Information provided:
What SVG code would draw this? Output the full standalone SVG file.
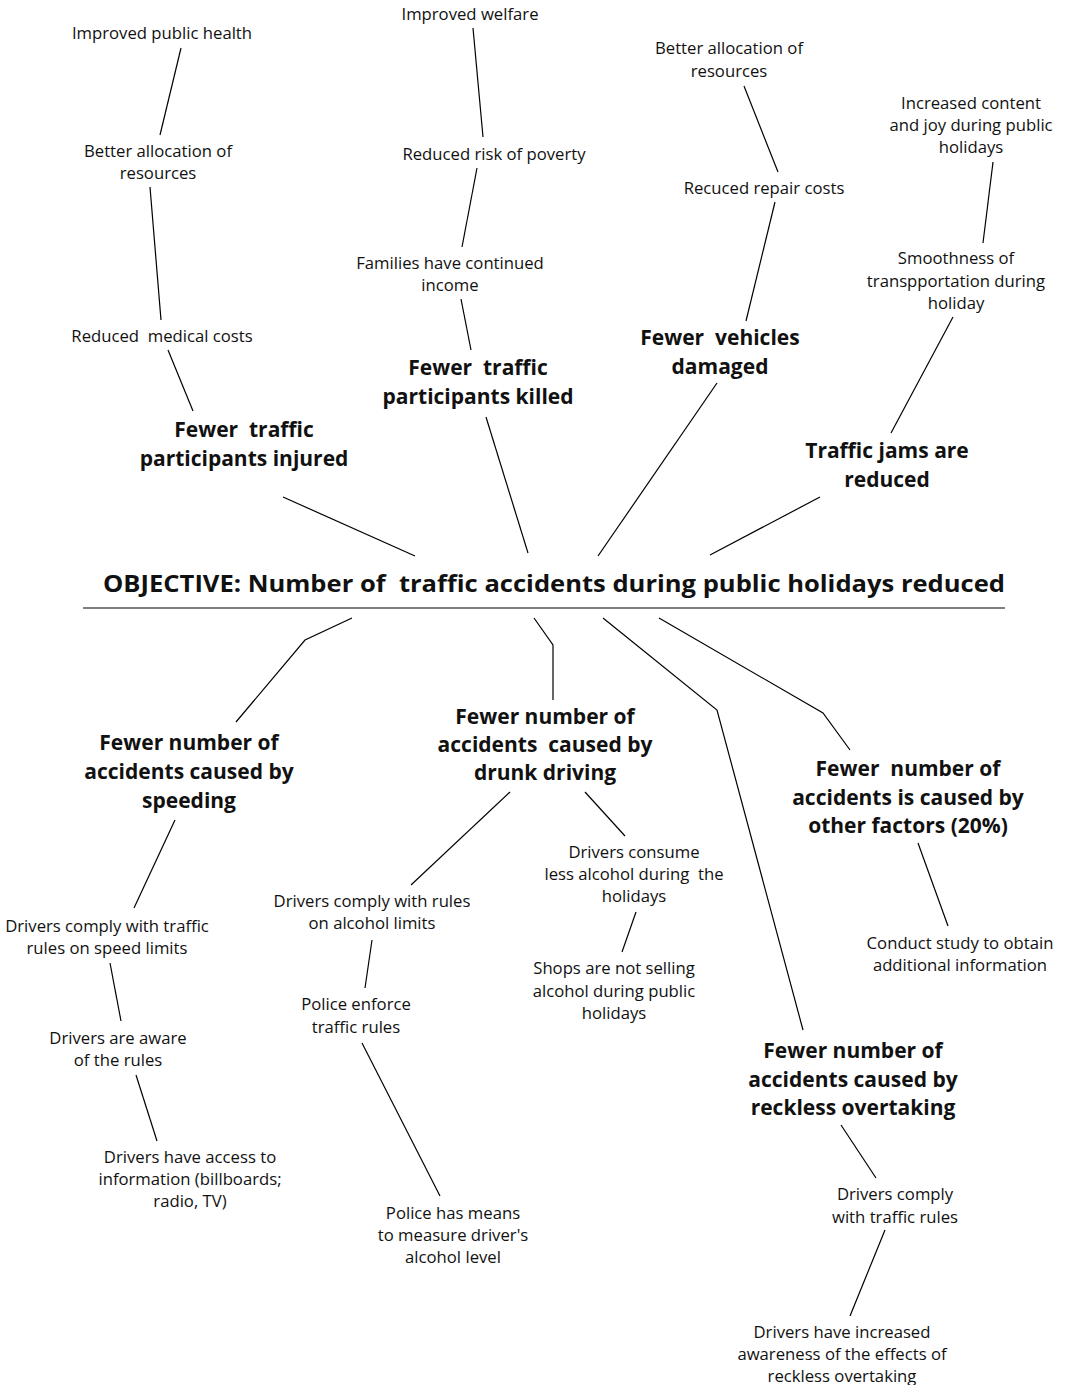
<svg xmlns="http://www.w3.org/2000/svg" width="1076" height="1385" viewBox="0 0 1076 1385">
  <style>
    text { font-family: "Open Sans", "Noto Sans", "Liberation Sans", sans-serif; fill: #111; text-anchor: middle; white-space: pre; }
    .t { font-size: 16.7px; }
    .b { font-size: 21px; font-weight: bold; }
    .o { font-size: 24px; font-weight: bold; }
    .c line, .c polyline { stroke: #000; stroke-width: 1.2; fill: none; }
  </style>
  <rect width="1076" height="1385" fill="#fff"/>

  <!-- connectors -->
  <g id="connectors" class="c">
    <!-- injured branch -->
    <line x1="181" y1="48" x2="160" y2="135"/>
    <line x1="150" y1="187" x2="161" y2="320"/>
    <line x1="168" y1="350" x2="193" y2="411"/>
    <line x1="283" y1="497" x2="415" y2="556"/>
    <!-- killed branch -->
    <line x1="473" y1="28" x2="483" y2="137"/>
    <line x1="477" y1="168" x2="462" y2="247"/>
    <line x1="461" y1="299" x2="471" y2="350"/>
    <line x1="486" y1="417" x2="528" y2="553"/>
    <!-- vehicles branch -->
    <line x1="744" y1="86" x2="778" y2="172"/>
    <line x1="775" y1="202" x2="746" y2="321"/>
    <line x1="717" y1="383" x2="598" y2="556"/>
    <!-- traffic jams branch -->
    <line x1="993" y1="162" x2="983" y2="243"/>
    <line x1="953" y1="317" x2="891" y2="433"/>
    <line x1="820" y1="497" x2="710" y2="555"/>
    <!-- objective underline -->
    <line x1="83" y1="608" x2="1005" y2="608"/>
    <!-- from objective to lower branches -->
    <polyline points="352,618 305,640 236,722"/>
    <polyline points="534,618 553,645 553,700"/>
    <polyline points="603,618 717,710 803,1030"/>
    <polyline points="659,618 823,713 850,750"/>
    <!-- speeding branch -->
    <line x1="175" y1="820" x2="134" y2="908"/>
    <line x1="110" y1="963" x2="121" y2="1021"/>
    <line x1="136" y1="1075" x2="157" y2="1141"/>
    <!-- drunk driving branch -->
    <line x1="510" y1="792" x2="411" y2="885"/>
    <line x1="372" y1="940" x2="365" y2="988"/>
    <line x1="362" y1="1043" x2="440" y2="1196"/>
    <line x1="585" y1="792" x2="625" y2="836"/>
    <line x1="636" y1="912" x2="622" y2="952"/>
    <!-- other factors branch -->
    <line x1="918" y1="843" x2="948" y2="926"/>
    <!-- reckless overtaking branch -->
    <line x1="841" y1="1125" x2="876" y2="1178"/>
    <line x1="885" y1="1230" x2="850" y2="1316"/>
  </g>

  <!-- upper tree: effects -->
  <g id="improved-public-health"><text class="t" x="162" y="39">Improved public health</text></g>
  <g id="better-allocation-1"><text class="t" x="158" y="157">Better allocation of</text><text class="t" x="158" y="179">resources</text></g>
  <g id="reduced-medical-costs"><text class="t" x="162" y="342">Reduced  medical costs</text></g>
  <g id="fewer-injured"><text class="b" x="244" y="437">Fewer  traffic</text><text class="b" x="244" y="466">participants injured</text></g>

  <g id="improved-welfare"><text class="t" x="470" y="20">Improved welfare</text></g>
  <g id="reduced-poverty"><text class="t" x="494" y="160">Reduced risk of poverty</text></g>
  <g id="continued-income"><text class="t" x="450" y="269">Families have continued</text><text class="t" x="450" y="291">income</text></g>
  <g id="fewer-killed"><text class="b" x="478" y="375">Fewer  traffic</text><text class="b" x="478" y="404">participants killed</text></g>

  <g id="better-allocation-2"><text class="t" x="729" y="54">Better allocation of</text><text class="t" x="729" y="77">resources</text></g>
  <g id="reduced-repair-costs"><text class="t" x="764" y="194">Recuced repair costs</text></g>
  <g id="fewer-vehicles"><text class="b" x="720" y="345">Fewer  vehicles</text><text class="b" x="720" y="374">damaged</text></g>

  <g id="increased-joy"><text class="t" x="971" y="109">Increased content</text><text class="t" x="971" y="131">and joy during public</text><text class="t" x="971" y="153">holidays</text></g>
  <g id="smooth-transport"><text class="t" x="956" y="264">Smoothness of</text><text class="t" x="956" y="287">transpportation during</text><text class="t" x="956" y="309">holiday</text></g>
  <g id="traffic-jams"><text class="b" x="887" y="458">Traffic jams are</text><text class="b" x="887" y="487">reduced</text></g>

  <!-- objective -->
  <g id="objective"><text class="o" x="554" y="592" textLength="902" lengthAdjust="spacingAndGlyphs">OBJECTIVE: Number of  traffic accidents during public holidays reduced</text></g>

  <!-- lower tree: means -->
  <g id="speeding"><text class="b" x="189" y="750">Fewer number of</text><text class="b" x="189" y="779">accidents caused by</text><text class="b" x="189" y="808">speeding</text></g>
  <g id="comply-speed"><text class="t" x="107" y="932">Drivers comply with traffic</text><text class="t" x="107" y="954">rules on speed limits</text></g>
  <g id="aware-rules"><text class="t" x="118" y="1044">Drivers are aware</text><text class="t" x="118" y="1066">of the rules</text></g>
  <g id="access-info"><text class="t" x="190" y="1163">Drivers have access to</text><text class="t" x="190" y="1185">information (billboards;</text><text class="t" x="190" y="1207">radio, TV)</text></g>

  <g id="drunk-driving"><text class="b" x="545" y="724">Fewer number of</text><text class="b" x="545" y="752">accidents  caused by</text><text class="b" x="545" y="780">drunk driving</text></g>
  <g id="comply-alcohol"><text class="t" x="372" y="907">Drivers comply with rules</text><text class="t" x="372" y="929">on alcohol limits</text></g>
  <g id="police-enforce"><text class="t" x="356" y="1010">Police enforce</text><text class="t" x="356" y="1033">traffic rules</text></g>
  <g id="police-means"><text class="t" x="453" y="1219">Police has means</text><text class="t" x="453" y="1241">to measure driver's</text><text class="t" x="453" y="1263">alcohol level</text></g>
  <g id="consume-less"><text class="t" x="634" y="858">Drivers consume</text><text class="t" x="634" y="880">less alcohol during  the</text><text class="t" x="634" y="902">holidays</text></g>
  <g id="shops-not-selling"><text class="t" x="614" y="974">Shops are not selling</text><text class="t" x="614" y="997">alcohol during public</text><text class="t" x="614" y="1019">holidays</text></g>

  <g id="other-factors"><text class="b" x="908" y="776">Fewer  number of</text><text class="b" x="908" y="805">accidents is caused by</text><text class="b" x="908" y="833">other factors (20%)</text></g>
  <g id="conduct-study"><text class="t" x="960" y="949">Conduct study to obtain</text><text class="t" x="960" y="971">additional information</text></g>

  <g id="reckless-overtaking"><text class="b" x="853" y="1058">Fewer number of</text><text class="b" x="853" y="1087">accidents caused by</text><text class="b" x="853" y="1115">reckless overtaking</text></g>
  <g id="comply-traffic"><text class="t" x="895" y="1200">Drivers comply</text><text class="t" x="895" y="1223">with traffic rules</text></g>
  <g id="awareness-effects"><text class="t" x="842" y="1338">Drivers have increased</text><text class="t" x="842" y="1360">awareness of the effects of</text><text class="t" x="842" y="1382">reckless overtaking</text></g>
</svg>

Exercise aim: Pictures are to be left out; repeat all the remaining data exactly.

Result of the task:
What SVG code would draw this? Output the full standalone SVG file.
<svg xmlns="http://www.w3.org/2000/svg" width="1076" height="1385" viewBox="0 0 1076 1385">
  <style>
    text { font-family: "Open Sans", "Noto Sans", "Liberation Sans", sans-serif; fill: #111; text-anchor: middle; white-space: pre; }
    .t { font-size: 16.7px; }
    .b { font-size: 21px; font-weight: bold; }
    .o { font-size: 24px; font-weight: bold; }
    .c line, .c polyline { stroke: #000; stroke-width: 1.2; fill: none; }
  </style>
  <rect width="1076" height="1385" fill="#fff"/>

  <!-- connectors -->
  <g id="connectors" class="c">
    <!-- injured branch -->
    <line x1="181" y1="48" x2="160" y2="135"/>
    <line x1="150" y1="187" x2="161" y2="320"/>
    <line x1="168" y1="350" x2="193" y2="411"/>
    <line x1="283" y1="497" x2="415" y2="556"/>
    <!-- killed branch -->
    <line x1="473" y1="28" x2="483" y2="137"/>
    <line x1="477" y1="168" x2="462" y2="247"/>
    <line x1="461" y1="299" x2="471" y2="350"/>
    <line x1="486" y1="417" x2="528" y2="553"/>
    <!-- vehicles branch -->
    <line x1="744" y1="86" x2="778" y2="172"/>
    <line x1="775" y1="202" x2="746" y2="321"/>
    <line x1="717" y1="383" x2="598" y2="556"/>
    <!-- traffic jams branch -->
    <line x1="993" y1="162" x2="983" y2="243"/>
    <line x1="953" y1="317" x2="891" y2="433"/>
    <line x1="820" y1="497" x2="710" y2="555"/>
    <!-- objective underline -->
    <line x1="83" y1="608" x2="1005" y2="608"/>
    <!-- from objective to lower branches -->
    <polyline points="352,618 305,640 236,722"/>
    <polyline points="534,618 553,645 553,700"/>
    <polyline points="603,618 717,710 803,1030"/>
    <polyline points="659,618 823,713 850,750"/>
    <!-- speeding branch -->
    <line x1="175" y1="820" x2="134" y2="908"/>
    <line x1="110" y1="963" x2="121" y2="1021"/>
    <line x1="136" y1="1075" x2="157" y2="1141"/>
    <!-- drunk driving branch -->
    <line x1="510" y1="792" x2="411" y2="885"/>
    <line x1="372" y1="940" x2="365" y2="988"/>
    <line x1="362" y1="1043" x2="440" y2="1196"/>
    <line x1="585" y1="792" x2="625" y2="836"/>
    <line x1="636" y1="912" x2="622" y2="952"/>
    <!-- other factors branch -->
    <line x1="918" y1="843" x2="948" y2="926"/>
    <!-- reckless overtaking branch -->
    <line x1="841" y1="1125" x2="876" y2="1178"/>
    <line x1="885" y1="1230" x2="850" y2="1316"/>
  </g>

  <!-- upper tree: effects -->
  <g id="improved-public-health"><text class="t" x="162" y="39">Improved public health</text></g>
  <g id="better-allocation-1"><text class="t" x="158" y="157">Better allocation of</text><text class="t" x="158" y="179">resources</text></g>
  <g id="reduced-medical-costs"><text class="t" x="162" y="342">Reduced  medical costs</text></g>
  <g id="fewer-injured"><text class="b" x="244" y="437">Fewer  traffic</text><text class="b" x="244" y="466">participants injured</text></g>

  <g id="improved-welfare"><text class="t" x="470" y="20">Improved welfare</text></g>
  <g id="reduced-poverty"><text class="t" x="494" y="160">Reduced risk of poverty</text></g>
  <g id="continued-income"><text class="t" x="450" y="269">Families have continued</text><text class="t" x="450" y="291">income</text></g>
  <g id="fewer-killed"><text class="b" x="478" y="375">Fewer  traffic</text><text class="b" x="478" y="404">participants killed</text></g>

  <g id="better-allocation-2"><text class="t" x="729" y="54">Better allocation of</text><text class="t" x="729" y="77">resources</text></g>
  <g id="reduced-repair-costs"><text class="t" x="764" y="194">Recuced repair costs</text></g>
  <g id="fewer-vehicles"><text class="b" x="720" y="345">Fewer  vehicles</text><text class="b" x="720" y="374">damaged</text></g>

  <g id="increased-joy"><text class="t" x="971" y="109">Increased content</text><text class="t" x="971" y="131">and joy during public</text><text class="t" x="971" y="153">holidays</text></g>
  <g id="smooth-transport"><text class="t" x="956" y="264">Smoothness of</text><text class="t" x="956" y="287">transpportation during</text><text class="t" x="956" y="309">holiday</text></g>
  <g id="traffic-jams"><text class="b" x="887" y="458">Traffic jams are</text><text class="b" x="887" y="487">reduced</text></g>

  <!-- objective -->
  <g id="objective"><text class="o" x="554" y="592" textLength="902" lengthAdjust="spacingAndGlyphs">OBJECTIVE: Number of  traffic accidents during public holidays reduced</text></g>

  <!-- lower tree: means -->
  <g id="speeding"><text class="b" x="189" y="750">Fewer number of</text><text class="b" x="189" y="779">accidents caused by</text><text class="b" x="189" y="808">speeding</text></g>
  <g id="comply-speed"><text class="t" x="107" y="932">Drivers comply with traffic</text><text class="t" x="107" y="954">rules on speed limits</text></g>
  <g id="aware-rules"><text class="t" x="118" y="1044">Drivers are aware</text><text class="t" x="118" y="1066">of the rules</text></g>
  <g id="access-info"><text class="t" x="190" y="1163">Drivers have access to</text><text class="t" x="190" y="1185">information (billboards;</text><text class="t" x="190" y="1207">radio, TV)</text></g>

  <g id="drunk-driving"><text class="b" x="545" y="724">Fewer number of</text><text class="b" x="545" y="752">accidents  caused by</text><text class="b" x="545" y="780">drunk driving</text></g>
  <g id="comply-alcohol"><text class="t" x="372" y="907">Drivers comply with rules</text><text class="t" x="372" y="929">on alcohol limits</text></g>
  <g id="police-enforce"><text class="t" x="356" y="1010">Police enforce</text><text class="t" x="356" y="1033">traffic rules</text></g>
  <g id="police-means"><text class="t" x="453" y="1219">Police has means</text><text class="t" x="453" y="1241">to measure driver's</text><text class="t" x="453" y="1263">alcohol level</text></g>
  <g id="consume-less"><text class="t" x="634" y="858">Drivers consume</text><text class="t" x="634" y="880">less alcohol during  the</text><text class="t" x="634" y="902">holidays</text></g>
  <g id="shops-not-selling"><text class="t" x="614" y="974">Shops are not selling</text><text class="t" x="614" y="997">alcohol during public</text><text class="t" x="614" y="1019">holidays</text></g>

  <g id="other-factors"><text class="b" x="908" y="776">Fewer  number of</text><text class="b" x="908" y="805">accidents is caused by</text><text class="b" x="908" y="833">other factors (20%)</text></g>
  <g id="conduct-study"><text class="t" x="960" y="949">Conduct study to obtain</text><text class="t" x="960" y="971">additional information</text></g>

  <g id="reckless-overtaking"><text class="b" x="853" y="1058">Fewer number of</text><text class="b" x="853" y="1087">accidents caused by</text><text class="b" x="853" y="1115">reckless overtaking</text></g>
  <g id="comply-traffic"><text class="t" x="895" y="1200">Drivers comply</text><text class="t" x="895" y="1223">with traffic rules</text></g>
  <g id="awareness-effects"><text class="t" x="842" y="1338">Drivers have increased</text><text class="t" x="842" y="1360">awareness of the effects of</text><text class="t" x="842" y="1382">reckless overtaking</text></g>
</svg>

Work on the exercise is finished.